I hope you are enjoying your summer! Those of you who have called or come into the office have met Alice Adams, our new assistant, who is staffing our never-dull front office area. Alice joins our family and immigration attorney, Anne Leete; our estate planning Client Services Director, Karissa Baker; our Funding Coordinator, Bari Vallas; and me, along with whoever’s children happen to be running around that day.

We also had a summer intern from Columbia (the school not the country), who managed to make it into the office before noon several times over the course of his tenure with us. After he left, we found his checkbook on his desk, so we are planning to shut down the office for a few days and take a much-needed vacation on Tommy the Intern.

Ok, we probably will just mail it to him.

My family and I did get to take our first *real* vacation together (not funded by Tommy). We had a California extravaganza–Disneyland, Legoland, San Diego Zoo and Wild Animal Park. It was fantastic!

As you know, there are a lot of small businesses here on Maui, and we’ve been getting questions about why business owners would put their business in a trust. Read on…
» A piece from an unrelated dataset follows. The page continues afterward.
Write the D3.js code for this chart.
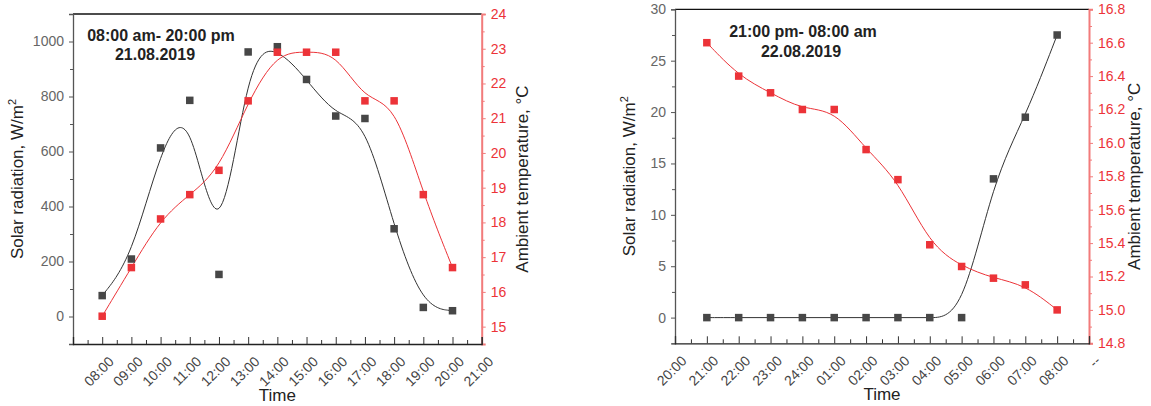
<!DOCTYPE html>
<html><head><meta charset="utf-8">
<script src="https://d3js.org/d3.v7.min.js"></script>
<style>
body{margin:0;background:#fff;}
svg{display:block;font-family:"Liberation Sans",Arial,sans-serif;}
</style></head><body>
<svg id="chart" width="1151" height="406"></svg>
<script>
// ---- Left panel data (21.08.2019, day) ----
const dayHours = [8,9,10,11,12,13,14,15,16,17,18,19,20];
const dayTickValues = [8,9,10,11,12,13,14,15,16,17,18,19,20,21];
const dayTickLabels = ["08:00","09:00","10:00","11:00","12:00","13:00","14:00","15:00","16:00","17:00","18:00","19:00","20:00","21:00"];
const daySolar = [76,209,613,786,153,962,981,862,729,720,319,33,21];
const dayTemp = [15.3,16.7,18.1,18.8,19.5,21.5,22.9,22.9,22.9,21.5,21.5,18.8,16.7];
const daySolarTicks = [0,200,400,600,800,1000];
const dayTempTicks = [15,16,17,18,19,20,21,22,23,24];

// ---- Right panel data (22.08.2019, night) ----
const nightIndex = [1,2,3,4,5,6,7,8,9,10,11,12];
const nightTickLabels = ["20:00","21:00","22:00","23:00","24:00","01:00","02:00","03:00","04:00","05:00","06:00","07:00","08:00","--"];
const nightSolar = [0,0,0,0,0,0,0,0,0,13.5,19.5,27.5];
const nightTemp = [16.6,16.4,16.3,16.2,16.2,15.96,15.78,15.39,15.26,15.19,15.15,15.0];
const nightSolarTicks = [0,5,10,15,20,25,30];
const nightTempTicks = [14.8,15.0,15.2,15.4,15.6,15.8,16.0,16.2,16.4,16.6,16.8];

const svg = d3.select("#chart");
const BLACK = "#474747", RED = "#ec3338", SPINE_RED = "#f27b7b";

function panel(cfg){
  const g = svg.append("g");
  const x = d3.scaleLinear().domain(cfg.xDomain).range([cfg.x0, cfg.x1]);
  const yL = d3.scaleLinear().domain(cfg.yLDomain).range([cfg.y1, cfg.y0]);
  const yR = d3.scaleLinear().domain(cfg.yRDomain).range([cfg.y1, cfg.y0]);

  // top border
  g.append("line").attr("x1",cfg.x0).attr("x2",cfg.x1).attr("y1",cfg.y0).attr("y2",cfg.y0)
    .attr("stroke","#111").attr("stroke-width",1.3);

  // left axis
  const la = g.append("g").attr("transform",`translate(${cfg.x0},0)`)
    .call(d3.axisLeft(yL).tickValues(cfg.yLTicks).tickSize(4).tickPadding(5).tickFormat(cfg.yLFormat));
  la.select(".domain").attr("stroke","#555").attr("stroke-width",1.3);
  la.selectAll(".tick line").attr("stroke","#555");
  la.selectAll(".tick text").attr("fill","#666").attr("font-size",14).attr("font-family","Liberation Sans, Arial, sans-serif");
  const lm = g.append("g").attr("transform",`translate(${cfg.x0},0)`)
    .call(d3.axisLeft(yL).tickValues(cfg.yLMinor).tickSize(3).tickFormat(""));
  lm.select(".domain").remove(); lm.selectAll("line").attr("stroke","#555");

  // right axis
  const ra = g.append("g").attr("transform",`translate(${cfg.x1},0)`)
    .call(d3.axisRight(yR).tickValues(cfg.yRTicks).tickSize(4).tickPadding(5).tickFormat(cfg.yRFormat));
  ra.select(".domain").attr("stroke",SPINE_RED).attr("stroke-width",2);
  ra.selectAll(".tick line").attr("stroke",SPINE_RED);
  ra.selectAll(".tick text").attr("fill",RED).attr("font-size",14).attr("font-family","Liberation Sans, Arial, sans-serif");
  const rm = g.append("g").attr("transform",`translate(${cfg.x1},0)`)
    .call(d3.axisRight(yR).tickValues(cfg.yRMinor).tickSize(3).tickFormat(""));
  rm.select(".domain").remove(); rm.selectAll("line").attr("stroke",SPINE_RED);

  // bottom axis: ticks inward
  const ba = g.append("g").attr("transform",`translate(0,${cfg.y1})`)
    .call(d3.axisTop(x).tickValues(cfg.xTicks).tickSize(7).tickFormat(""));
  ba.select(".domain").attr("stroke","#222").attr("stroke-width",1.3);
  ba.selectAll(".tick line").attr("stroke","#333");
  const bm = g.append("g").attr("transform",`translate(0,${cfg.y1})`)
    .call(d3.axisTop(x).tickValues(cfg.xMinor).tickSize(4).tickFormat(""));
  bm.select(".domain").remove(); bm.selectAll("line").attr("stroke","#333");
  // rotated x labels
  g.append("g").selectAll("text").data(cfg.xTicks).join("text")
    .attr("transform",(d)=>`translate(${x(d)+9},${cfg.y1+15}) rotate(-45)`)
    .attr("text-anchor","end").attr("dy","0.35em")
    .attr("font-size",14).attr("fill","#444")
    .text((d,i)=>cfg.xLabels[i]);

  // curves
  const lineS = d3.line().x((d,i)=>x(cfg.xs[i])).y(d=>yL(d)).curve(d3.curveBasis);
  const lineT = d3.line().x((d,i)=>x(cfg.xs[i])).y(d=>yR(d)).curve(d3.curveBasis);
  g.append("path").attr("d",lineS(cfg.solar)).attr("fill","none").attr("stroke","#333").attr("stroke-width",1);
  g.append("path").attr("d",lineT(cfg.temp)).attr("fill","none").attr("stroke",RED).attr("stroke-width",1);

  const s = 7.5;
  g.append("g").selectAll("rect").data(cfg.solar).join("rect")
    .attr("x",(d,i)=>x(cfg.xs[i])-s/2).attr("y",d=>yL(d)-s/2).attr("width",s).attr("height",s).attr("fill",BLACK);
  g.append("g").selectAll("rect").data(cfg.temp).join("rect")
    .attr("x",(d,i)=>x(cfg.xs[i])-s/2).attr("y",d=>yR(d)-s/2).attr("width",s).attr("height",s).attr("fill",RED);

  // axis titles
  const ly = (cfg.y0+cfg.y1)/2;
  const lt = g.append("text").attr("transform",`translate(${cfg.x0-cfg.leftTitleOff},${ly}) rotate(-90)`)
    .attr("text-anchor","middle").attr("font-size",17).attr("fill","#222");
  lt.append("tspan").text("Solar radiation, W/m");
  lt.append("tspan").attr("dy",-7).attr("font-size",11).text("2");
  g.append("text").attr("transform",`translate(${cfg.x1+cfg.rightTitleOff},${ly}) rotate(-90)`)
    .attr("text-anchor","middle").attr("font-size",17).attr("fill","#222")
    .text("Ambient temperature, \u00B0C");
  g.append("text").attr("x",(cfg.x0+cfg.x1)/2).attr("y",cfg.timeY)
    .attr("text-anchor","middle").attr("font-size",17).attr("fill","#222").text("Time");

  // annotation
  g.append("text").attr("x",cfg.ann1[0]).attr("y",cfg.ann1[1]).attr("text-anchor","middle")
    .attr("font-size",16).attr("font-weight","bold").attr("fill","#222").text(cfg.annText1);
  g.append("text").attr("x",cfg.ann2[0]).attr("y",cfg.ann2[1]).attr("text-anchor","middle")
    .attr("font-size",16).attr("font-weight","bold").attr("fill","#222").text(cfg.annText2);
}

panel({
  x0:73, x1:481.7, y0:14, y1:344,
  xDomain:[7,21], yLDomain:[-100,1100], yRDomain:[14.5,24],
  xTicks:dayTickValues, xLabels:dayTickLabels,
  xMinor:d3.range(7.5,21,1),
  yLTicks:daySolarTicks, yLMinor:[-100,100,300,500,700,900,1100], yLFormat:d3.format("d"),
  yRTicks:dayTempTicks, yRMinor:d3.range(14.5,24,1), yRFormat:d3.format("d"),
  xs:dayHours, solar:daySolar, temp:dayTemp,
  leftTitleOff:50, rightTitleOff:46, timeY:401,
  ann1:[161,41], ann2:[155,60],
  annText1:"08:00 am- 20:00 pm", annText2:"21.08.2019"
});

panel({
  x0:675, x1:1089, y0:9.3, y1:343.3,
  xDomain:[0,13], yLDomain:[-2.5,30], yRDomain:[14.8,16.8],
  xTicks:d3.range(0,14,1), xLabels:nightTickLabels,
  xMinor:d3.range(0.5,13,1),
  yLTicks:nightSolarTicks, yLMinor:[-2.5,2.5,7.5,12.5,17.5,22.5,27.5], yLFormat:d3.format("d"),
  yRTicks:nightTempTicks, yRMinor:d3.range(14.9,16.8,0.2), yRFormat:d3.format(".1f"),
  xs:nightIndex, solar:nightSolar, temp:nightTemp,
  leftTitleOff:40, rightTitleOff:51, timeY:400,
  ann1:[803,37], ann2:[801,57],
  annText1:"21:00 pm- 08:00 am", annText2:"22.08.2019"
});
</script></body></html>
Estate Planning and Business Succession
What do businesses and people have in common? Business entities, like people, have their own legal existence. That just means that business entities can enter contracts, buy and sell goods, sue and be sued, and do just about anything else that a person can do.

The similarities end, however, when the discussion turns to continuity. A business entity, unlike a person, can exist perpetually. Sure, businesses can be wound up and their existence terminated, but they can and often do outlive their founders–at least, that’s the hope of many business owners.

The Living Trust Solution
Without a plan in place for what will happen in the event of death, all assets owned by individuals, whether businesses, cash, stocks, or real estate, may become subject to the court system. In the case of assets like cash, being subjected to probate simply means that attorney fees will eat up part of the estate.
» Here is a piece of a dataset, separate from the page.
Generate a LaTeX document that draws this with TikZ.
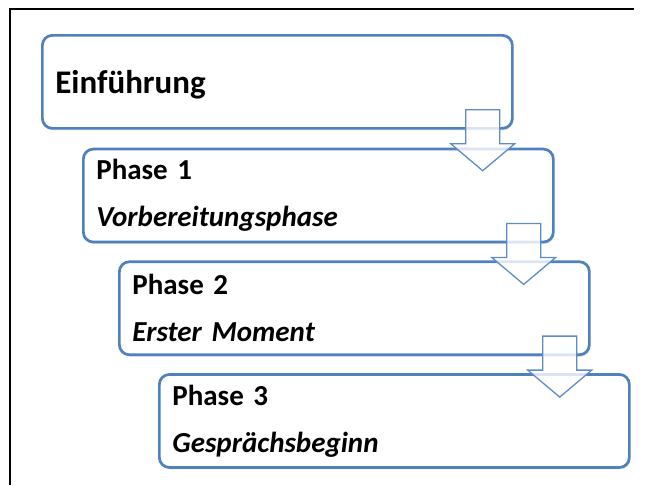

In the case of a business, the probate process can very well mean a total loss. That’s because probate takes a long time, and if there is no succession plan in place, then a business may not be able to operate lawfully and may have to be wound up.
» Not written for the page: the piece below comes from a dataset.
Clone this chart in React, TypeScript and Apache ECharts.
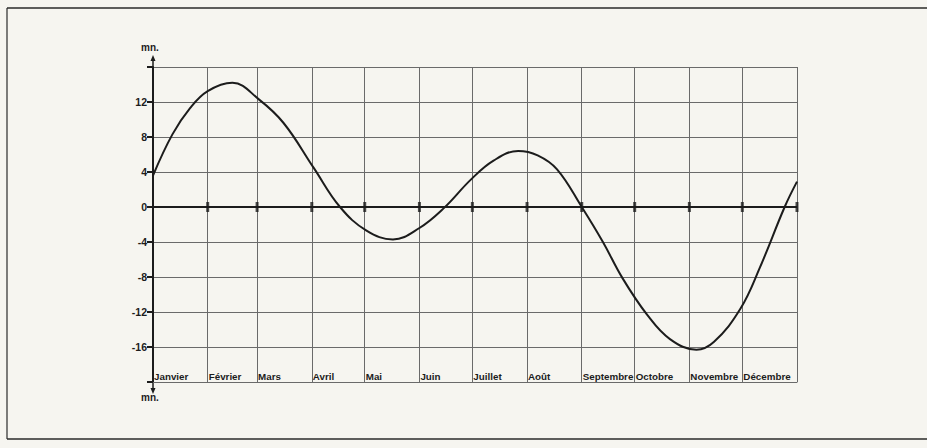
import React, { useEffect, useRef } from 'react';
import * as echarts from 'echarts';

const monthNames = ['Janvier', 'Février', 'Mars', 'Avril', 'Mai', 'Juin', 'Juillet', 'Août', 'Septembre', 'Octobre', 'Novembre', 'Décembre'];
const monthStarts = [0, 31, 59, 90, 120, 151, 181, 212, 243, 273, 304, 334, 365];
const curveDays = [0, 11, 21, 31, 45, 60, 74, 91, 106, 121, 136, 151, 165, 180, 193, 207, 218, 229, 243, 255, 266, 280, 293, 308, 318, 333, 344, 358, 365];
const curveMinutes = [3.6, 8.3, 11.3, 13.25, 14.2, 12.3, 9.6, 4.5, 0, -2.7, -3.7, -2.4, -0.1, 3.1, 5.3, 6.4, 5.9, 4.3, 0, -4.0, -8.1, -12.3, -15.1, -16.3, -15.4, -11.6, -6.9, 0, 2.9];
const yMin = -20;
const yMax = 16;
const yStep = 4;

const INK = '#1c1c1c';
const GRIDC = '#6a6a6a';
const PAPER = '#f6f5f0';
const FONT = '"Liberation Sans", Arial, Helvetica, sans-serif';

const G = { left: 153, right: 130, top: 67, bottom: 66 };

export default function App() {
  const ref = useRef<HTMLDivElement>(null);
  useEffect(() => {
    if (!ref.current) return;
    const chart = echarts.init(ref.current, undefined, { renderer: 'svg' });
    const axisX = G.left;
    const topY = G.top;
    const botY = 448 - G.bottom;
    chart.setOption({
      animation: false,
      backgroundColor: PAPER,
      grid: { left: G.left, right: G.right, top: G.top, bottom: G.bottom, containLabel: false },
      xAxis: {
        type: 'value',
        min: 0,
        max: 365,
        axisLine: { show: true, onZero: false, lineStyle: { color: GRIDC, width: 1 } },
        axisTick: { show: false, customValues: monthStarts },
        axisLabel: {
          customValues: monthStarts.slice(0, 12),
          inside: true,
          align: 'left',
          margin: 1,
          padding: [0, 0, 0, 1],
          color: INK,
          fontSize: 9.8,
          fontWeight: 'bold',
          fontFamily: FONT,
          hideOverlap: false,
          formatter: (v: number) => monthNames[monthStarts.indexOf(v)] ?? '',
        },
        splitLine: { show: true, lineStyle: { color: GRIDC, width: 1 } },
      },
      yAxis: {
        type: 'value',
        min: yMin,
        max: yMax,
        interval: yStep,
        name: 'mn.',
        nameLocation: 'end',
        nameGap: 15,
        nameTextStyle: { color: INK, fontSize: 10, fontWeight: 'bold', fontFamily: FONT, padding: [0, 6, 0, 0] },
        axisLine: { show: true, onZero: false, lineStyle: { color: INK, width: 2 } },
        axisTick: { show: true, length: 6, lineStyle: { color: INK, width: 2 } },
        axisLabel: {
          margin: 6,
          color: INK,
          fontSize: 10.5,
          fontWeight: 'bold',
          fontFamily: FONT,
          formatter: (v: number) => (v === yMax || v === yMin ? '' : String(v)),
        },
        splitLine: { show: true, lineStyle: { color: GRIDC, width: 1 } },
      },
      series: [
        {
          type: 'line',
          data: curveDays.map((d, i) => [d, curveMinutes[i]]),
          smooth: 0.4,
          symbol: 'none',
          lineStyle: { color: INK, width: 2 },
          z: 4,
          markLine: {
            silent: true,
            symbol: 'none',
            label: { show: false },
            lineStyle: { color: INK, width: 2, type: 'solid' },
            data: [{ yAxis: 0 }],
          },
        },
        {
          type: 'scatter',
          data: monthStarts.slice(1).map((d) => [d, 0]),
          symbol: 'rect',
          symbolSize: [3, 10],
          itemStyle: { color: INK },
          z: 5,
        },
      ],
      graphic: [
        { type: 'line', shape: { x1: 7, y1: 8, x2: 927, y2: 8 }, style: { stroke: '#2a2a2a', lineWidth: 1.5 } },
        { type: 'line', shape: { x1: 7, y1: 8, x2: 7, y2: 439 }, style: { stroke: '#2a2a2a', lineWidth: 1.2 } },
        { type: 'line', shape: { x1: 7, y1: 439, x2: 927, y2: 439 }, style: { stroke: '#2a2a2a', lineWidth: 1.5 } },
        { type: 'line', shape: { x1: axisX, y1: topY, x2: axisX, y2: topY - 8 }, style: { stroke: INK, lineWidth: 1.5 } },
        { type: 'polygon', shape: { points: [[axisX - 2.5, topY - 6], [axisX, topY - 12], [axisX + 2.5, topY - 6]] }, style: { fill: INK } },
        { type: 'line', shape: { x1: axisX, y1: botY, x2: axisX, y2: botY + 8 }, style: { stroke: INK, lineWidth: 1.5 } },
        { type: 'polygon', shape: { points: [[axisX - 2.5, botY + 6], [axisX, botY + 12], [axisX + 2.5, botY + 6]] }, style: { fill: INK } },
        {
          type: 'text',
          x: axisX - 3,
          y: botY + 15,
          style: { text: 'mn.', fill: INK, font: 'bold 10px ' + FONT, textAlign: 'center', textVerticalAlign: 'middle' },
        },
      ],
    });
    return () => chart.dispose();
  }, []);
  return (
    <div style={{ position: 'absolute', left: 0, top: 0, width: 927, height: 448, background: PAPER }}>
      <div ref={ref} style={{ width: 927, height: 448 }} />
    </div>
  );
}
It goes without saying that if you own a profitable business, you want to pass it along to those who matter most in your life. A living trust is a great mechanism for people–business owners and non-business owners alike–to pass on their assets without involving the court system, at a significant cost savings, and with a high degree of privacy.

In the case of business owners, there are some specific benefits to using a living trust:
-The ability to pass ownership of your business without the need for court involvement, so that operations never skip a beat.
-The ability to specify a succession plan in accordance with your business’s governing documents (e.g. operating agreement or partnership agreement).

Tailoring living trusts is a big part of our legal practice. We are here to serve your needs and provide a customized solution to your estate and succession planning needs, so that you never have to worry about what will happen to your loved ones, your assets, or your business in a worst case scenario.